What is needed
From the first line of the data below through the line holding "var xTicks = d3.range(1986, 2021, 2);", output each line exactly and leave the pictures out.

Dataset content
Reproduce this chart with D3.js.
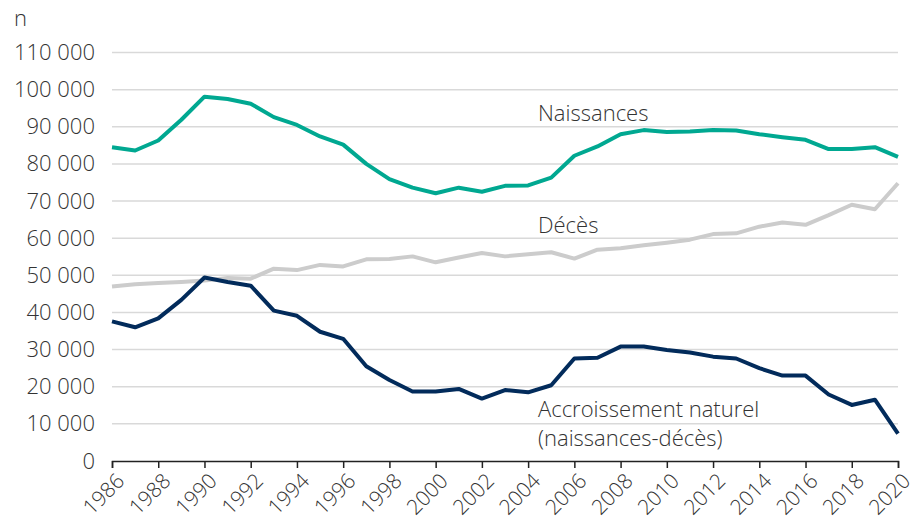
<!DOCTYPE html>
<html>
<head>
<meta charset="utf-8">
<script src="https://cdn.jsdelivr.net/npm/d3@7"></script>
<style>
  body { margin: 0; background: #fff; }
  text { font-family: "Open Sans", sans-serif; font-weight: 300; fill: #333; }
</style>
</head>
<body>
<div id="chart"></div>
<script>
var years = d3.range(1986, 2021);

var naissances = [84.5, 83.6, 86.3, 91.9, 98.1, 97.5, 96.2, 92.6, 90.5, 87.4,
                  85.2, 80.0, 75.9, 73.6, 72.1, 73.6, 72.5, 74.1, 74.2, 76.3,
                  82.2, 84.7, 88.0, 89.1, 88.6, 88.7, 89.1, 89.0, 88.0, 87.2,
                  86.5, 84.0, 84.0, 84.5, 81.9];

var deces = [47.0, 47.6, 47.9, 48.2, 48.6, 49.3, 49.1, 51.8, 51.4, 52.8,
             52.4, 54.3, 54.4, 55.1, 53.5, 54.8, 56.0, 55.1, 55.7, 56.2,
             54.5, 56.9, 57.3, 58.1, 58.8, 59.6, 61.1, 61.3, 63.1, 64.2,
             63.6, 66.2, 69.0, 67.8, 74.8];

var accroissement = [37.6, 36.0, 38.4, 43.4, 49.4, 48.2, 47.2, 40.5, 39.1, 34.8,
                     32.9, 25.5, 21.8, 18.7, 18.7, 19.4, 16.8, 19.1, 18.5, 20.4,
                     27.6, 27.8, 30.8, 30.85, 29.9, 29.2, 28.1, 27.6, 25.0, 23.0,
                     23.0, 17.9, 15.1, 16.5, 7.4];

var yTicks = d3.range(0, 110001, 10000);
var xTicks = d3.range(1986, 2021, 2);

var series = [
  {name: "naissances", values: naissances, color: "#00a891"},
  {name: "deces", values: deces, color: "#cccccc"},
  {name: "accroissement", values: accroissement, color: "#022b5b"}
];

var W = 915, H = 525;
var margin = {top: 52.5, right: 17, bottom: 64, left: 112};
var width = W - margin.left - margin.right,
    height = H - margin.top - margin.bottom;

var svg = d3.select("#chart").append("svg")
    .attr("width", W)
    .attr("height", H);

var g = svg.append("g")
    .attr("transform", "translate(" + margin.left + "," + margin.top + ")");

var x = d3.scaleLinear().domain([1986, 2020]).range([0, width]);
var y = d3.scaleLinear().domain([0, 110000]).range([height, 0]);

// grid
g.selectAll(".grid")
    .data(yTicks.filter(function(d) { return d > 0; }))
  .enter().append("line")
    .attr("class", "grid")
    .attr("x1", 0)
    .attr("x2", width)
    .attr("y1", function(d) { return y(d); })
    .attr("y2", function(d) { return y(d); })
    .style("stroke", "#d9d9d9")
    .style("stroke-width", 1.5);

// y labels
var fmt = function(d) { return d3.format(",")(d).replace(/,/g, "\u00a0"); };
var yAxis = d3.axisLeft(y).tickValues(yTicks).tickSize(0).tickPadding(17).tickFormat(fmt);
g.append("g")
    .call(yAxis)
    .call(function(s) { s.select(".domain").remove(); })
    .selectAll("text")
    .style("font-size", "22px")
    .style("fill", "#333");

// x axis
var xAxis = d3.axisBottom(x).tickValues(xTicks).tickSize(7).tickFormat(d3.format("d"));
var xg = g.append("g")
    .attr("transform", "translate(0," + height + ")")
    .call(xAxis);
xg.select(".domain").style("stroke", "#222").style("stroke-width", 1.5);
xg.selectAll(".tick line").style("stroke", "#222").style("stroke-width", 1.5);
xg.selectAll("text")
    .style("font-size", "21px")
    .style("fill", "#333")
    .style("text-anchor", "end")
    .attr("x", 0)
    .attr("y", 0)
    .attr("dy", "0.35em")
    .attr("transform", "translate(8,16) rotate(-45)");

// lines
var line = d3.line()
    .x(function(d, i) { return x(years[i]); })
    .y(function(d) { return y(d * 1000); });

g.selectAll(".serie")
    .data(series)
  .enter().append("path")
    .attr("class", "serie")
    .attr("d", function(d) { return line(d.values); })
    .style("fill", "none")
    .style("stroke", function(d) { return d.color; })
    .style("stroke-width", 4)
    .style("stroke-linejoin", "round");

// labels
svg.append("text").attr("x", 14).attr("y", 26).style("font-size", "22px").text("n");

var labels = [
  {t: "Naissances", y: 121},
  {t: "Décès", y: 233},
  {t: "Accroissement naturel", y: 417},
  {t: "(naissances-décès)", y: 446}
];
svg.selectAll(".lab")
    .data(labels)
  .enter().append("text")
    .attr("class", "lab")
    .attr("x", 538)
    .attr("y", function(d) { return d.y; })
    .style("font-size", "22px")
    .text(function(d) { return d.t; });
</script>
</body>
</html>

Solution for this task
Reproduce this chart with D3.js.
<!DOCTYPE html>
<html>
<head>
<meta charset="utf-8">
<script src="https://cdn.jsdelivr.net/npm/d3@7"></script>
<style>
  body { margin: 0; background: #fff; }
  text { font-family: "Open Sans", sans-serif; font-weight: 300; fill: #333; }
</style>
</head>
<body>
<div id="chart"></div>
<script>
var years = d3.range(1986, 2021);

var naissances = [84.5, 83.6, 86.3, 91.9, 98.1, 97.5, 96.2, 92.6, 90.5, 87.4,
                  85.2, 80.0, 75.9, 73.6, 72.1, 73.6, 72.5, 74.1, 74.2, 76.3,
                  82.2, 84.7, 88.0, 89.1, 88.6, 88.7, 89.1, 89.0, 88.0, 87.2,
                  86.5, 84.0, 84.0, 84.5, 81.9];

var deces = [47.0, 47.6, 47.9, 48.2, 48.6, 49.3, 49.1, 51.8, 51.4, 52.8,
             52.4, 54.3, 54.4, 55.1, 53.5, 54.8, 56.0, 55.1, 55.7, 56.2,
             54.5, 56.9, 57.3, 58.1, 58.8, 59.6, 61.1, 61.3, 63.1, 64.2,
             63.6, 66.2, 69.0, 67.8, 74.8];

var accroissement = [37.6, 36.0, 38.4, 43.4, 49.4, 48.2, 47.2, 40.5, 39.1, 34.8,
                     32.9, 25.5, 21.8, 18.7, 18.7, 19.4, 16.8, 19.1, 18.5, 20.4,
                     27.6, 27.8, 30.8, 30.85, 29.9, 29.2, 28.1, 27.6, 25.0, 23.0,
                     23.0, 17.9, 15.1, 16.5, 7.4];

var yTicks = d3.range(0, 110001, 10000);
var xTicks = d3.range(1986, 2021, 2);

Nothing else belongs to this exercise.